→ **GIVEN EXERCISE**
Leave the pictures out and retype the lines from the beginning through the line with "const xLabelValues = [0, 12, 24, 36];", both ends included.
====== COLLECTED MATERIAL ======
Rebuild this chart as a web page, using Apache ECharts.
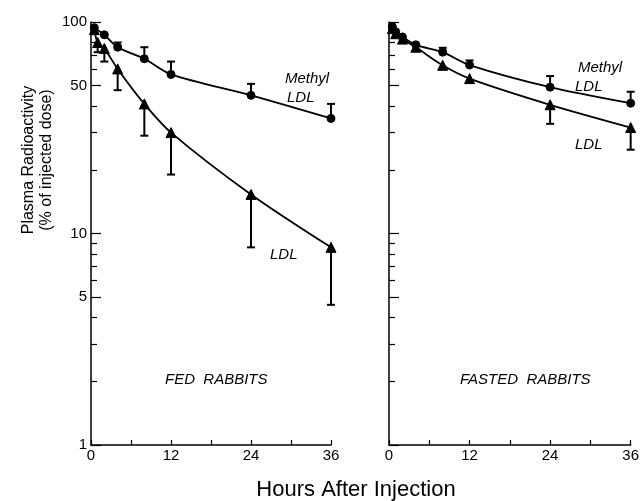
<!DOCTYPE html>
<html>
<head>
<meta charset="utf-8">
<script src="https://cdn.jsdelivr.net/npm/echarts@6/dist/echarts.min.js"></script>
<style>html,body{margin:0;padding:0;background:#fff}#c{width:642px;height:501px}</style>
</head>
<body>
<div id="c"></div>
<script>
// ---- data (hours after injection, % of injected dose) ----
const fedMethylHours = [0.5, 2, 4, 8, 12, 24, 36];
const fedMethylValues = [94, 87, 76, 67, 56.5, 45, 35];
const fedMethylErrHigh = [null, null, 80, 76, 65, 51, 41];

const fedLdlHours = [0.5, 1, 2, 4, 8, 12, 24, 36];
const fedLdlValues = [92, 80, 75, 60, 41, 30, 15.3, 8.6];
const fedLdlErrLow = [null, 72, 65, 47.6, 29, 19, 8.6, 4.6];

const fastedMethylHours = [0.5, 1, 2, 4, 8, 12, 24, 36];
const fastedMethylValues = [95, 90, 85, 78, 72, 62.6, 49.2, 41.3];
const fastedMethylErrHigh = [null, null, null, null, 75.5, 65.8, 55.5, 46.8];

const fastedLdlHours = [0.5, 1, 2, 4, 8, 12, 24, 36];
const fastedLdlValues = [93, 88, 83, 76, 62.4, 54, 40.6, 31.7];
const fastedLdlErrLow = [null, null, null, null, null, null, 33, 24.9];

const yMajorTicks = [1, 5, 10, 50, 100];
const yMinorTicks = [2, 3, 4, 6, 7, 8, 9, 20, 30, 40, 60, 70, 80, 90];
const xLabelValues = [0, 12, 24, 36];

const FONT = 'Liberation Sans';
const pairs = (xs, ys) => xs.map((x, i) => [x, ys[i]]);
const errTriples = (xs, ys, es) => xs.map((x, i) => [x, ys[i], es[i]]).filter(d => d[2] != null);

function errorRender(params, api) {
  const x = api.value(0), v = api.value(1), e = api.value(2);
  const p0 = api.coord([x, v]);
  const p1 = api.coord([x, e]);
  return {
    type: 'group',
    children: [
      { type: 'line', shape: { x1: p0[0], y1: p0[1], x2: p1[0], y2: p1[1] }, style: { stroke: '#000', lineWidth: 2 } },
      { type: 'line', shape: { x1: p1[0] - 4, y1: p1[1], x2: p1[0] + 4, y2: p1[1] }, style: { stroke: '#000', lineWidth: 2 } }
    ]
  };
}

const grids = [
  { left: 91, width: 240, top: 22, height: 423 },
  { left: 389, width: 242, top: 22, height: 423 }
];

function xAx(gi) {
  return {
    type: 'value', gridIndex: gi, min: 0, max: 36, interval: 6,
    axisLine: { lineStyle: { color: '#000', width: 1.5 } },
    axisTick: { inside: true, length: 5, lineStyle: { color: '#000', width: 1.2 } },
    axisLabel: { customValues: xLabelValues, color: '#000', fontFamily: FONT, fontSize: 15, margin: 3 },
    splitLine: { show: false }
  };
}
function yAxMajor(gi, labels) {
  return {
    type: 'log', logBase: 10, gridIndex: gi, min: 1, max: 100, position: 'left',
    axisLine: { show: true, lineStyle: { color: '#000', width: 1.5 } },
    axisTick: { inside: true, length: 10, customValues: yMajorTicks, lineStyle: { color: '#000', width: 1.2 } },
    axisLabel: { show: labels, customValues: yMajorTicks, color: '#000', fontFamily: FONT, fontSize: 15, margin: 4 },
    splitLine: { show: false }
  };
}
function yAxMinor(gi) {
  return {
    type: 'log', logBase: 10, gridIndex: gi, min: 1, max: 100, position: 'left',
    axisLine: { show: false },
    axisTick: { show: true, inside: true, length: 6, customValues: yMinorTicks, lineStyle: { color: '#000', width: 1.2 } },
    axisLabel: { show: false },
    splitLine: { show: false }
  };
}

function lineSeries(xi, yi, data, symbol, size) {
  return {
    type: 'line', xAxisIndex: xi, yAxisIndex: yi, data: data, smooth: 0.3,
    symbol: symbol, symbolSize: size, showSymbol: true,
    lineStyle: { color: '#000', width: 1.8 },
    itemStyle: { color: '#000', borderColor: '#000' },
    z: 3
  };
}
function errSeries(xi, yi, data) {
  return {
    type: 'custom', xAxisIndex: xi, yAxisIndex: yi, data: data,
    encode: { x: 0, y: 1 }, renderItem: errorRender, z: 2
  };
}

const textStyle = { fontFamily: FONT, fontStyle: 'italic', fontSize: 15, fill: '#000' };

const option = {
  animation: false,
  backgroundColor: '#fff',
  grid: grids,
  xAxis: [xAx(0), xAx(1)],
  yAxis: [yAxMajor(0, true), yAxMinor(0), yAxMajor(1, false), yAxMinor(1)],
  series: [
    lineSeries(0, 0, pairs(fedMethylHours, fedMethylValues), 'circle', 8),
    errSeries(0, 0, errTriples(fedMethylHours, fedMethylValues, fedMethylErrHigh)),
    lineSeries(0, 0, pairs(fedLdlHours, fedLdlValues), 'triangle', 10),
    errSeries(0, 0, errTriples(fedLdlHours, fedLdlValues, fedLdlErrLow)),
    lineSeries(1, 2, pairs(fastedMethylHours, fastedMethylValues), 'circle', 8),
    errSeries(1, 2, errTriples(fastedMethylHours, fastedMethylValues, fastedMethylErrHigh)),
    lineSeries(1, 2, pairs(fastedLdlHours, fastedLdlValues), 'triangle', 10),
    errSeries(1, 2, errTriples(fastedLdlHours, fastedLdlValues, fastedLdlErrLow))
  ],
  graphic: [
    { type: 'text', left: 285, top: 71, style: Object.assign({ text: 'Methyl' }, textStyle) },
    { type: 'text', left: 287, top: 90, style: Object.assign({ text: 'LDL' }, textStyle) },
    { type: 'text', left: 270, top: 247, style: Object.assign({ text: 'LDL' }, textStyle) },
    { type: 'text', left: 578, top: 60, style: Object.assign({ text: 'Methyl' }, textStyle) },
    { type: 'text', left: 575, top: 79, style: Object.assign({ text: 'LDL' }, textStyle) },
    { type: 'text', left: 575, top: 137, style: Object.assign({ text: 'LDL' }, textStyle) },
    { type: 'text', left: 165, top: 372, style: Object.assign({ text: 'FED  RABBITS' }, textStyle, { fontSize: 15 }) },
    { type: 'text', left: 460, top: 372, style: Object.assign({ text: 'FASTED  RABBITS' }, textStyle, { fontSize: 15 }) },
    { type: 'text', x: 29, y: 160, rotation: Math.PI / 2,
      style: { text: 'Plasma Radioactivity', fontFamily: FONT, fontSize: 16, fill: '#000', align: 'center', verticalAlign: 'middle' } },
    { type: 'text', x: 47, y: 160, rotation: Math.PI / 2,
      style: { text: '(% of injected dose)', fontFamily: FONT, fontSize: 16, fill: '#000', align: 'center', verticalAlign: 'middle' } },
    { type: 'text', x: 356, y: 490,
      style: { text: 'Hours After Injection', fontFamily: FONT, fontSize: 22, fill: '#000', align: 'center', verticalAlign: 'middle' } }
  ]
};

const chart = echarts.init(document.getElementById('c'), null, { renderer: 'canvas' });
chart.setOption(option);
</script>
</body>
</html>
======
→ **REPLY TO THE TASK**
Rebuild this chart as a web page, using Apache ECharts.
<!DOCTYPE html>
<html>
<head>
<meta charset="utf-8">
<script src="https://cdn.jsdelivr.net/npm/echarts@6/dist/echarts.min.js"></script>
<style>html,body{margin:0;padding:0;background:#fff}#c{width:642px;height:501px}</style>
</head>
<body>
<div id="c"></div>
<script>
// ---- data (hours after injection, % of injected dose) ----
const fedMethylHours = [0.5, 2, 4, 8, 12, 24, 36];
const fedMethylValues = [94, 87, 76, 67, 56.5, 45, 35];
const fedMethylErrHigh = [null, null, 80, 76, 65, 51, 41];

const fedLdlHours = [0.5, 1, 2, 4, 8, 12, 24, 36];
const fedLdlValues = [92, 80, 75, 60, 41, 30, 15.3, 8.6];
const fedLdlErrLow = [null, 72, 65, 47.6, 29, 19, 8.6, 4.6];

const fastedMethylHours = [0.5, 1, 2, 4, 8, 12, 24, 36];
const fastedMethylValues = [95, 90, 85, 78, 72, 62.6, 49.2, 41.3];
const fastedMethylErrHigh = [null, null, null, null, 75.5, 65.8, 55.5, 46.8];

const fastedLdlHours = [0.5, 1, 2, 4, 8, 12, 24, 36];
const fastedLdlValues = [93, 88, 83, 76, 62.4, 54, 40.6, 31.7];
const fastedLdlErrLow = [null, null, null, null, null, null, 33, 24.9];

const yMajorTicks = [1, 5, 10, 50, 100];
const yMinorTicks = [2, 3, 4, 6, 7, 8, 9, 20, 30, 40, 60, 70, 80, 90];
const xLabelValues = [0, 12, 24, 36];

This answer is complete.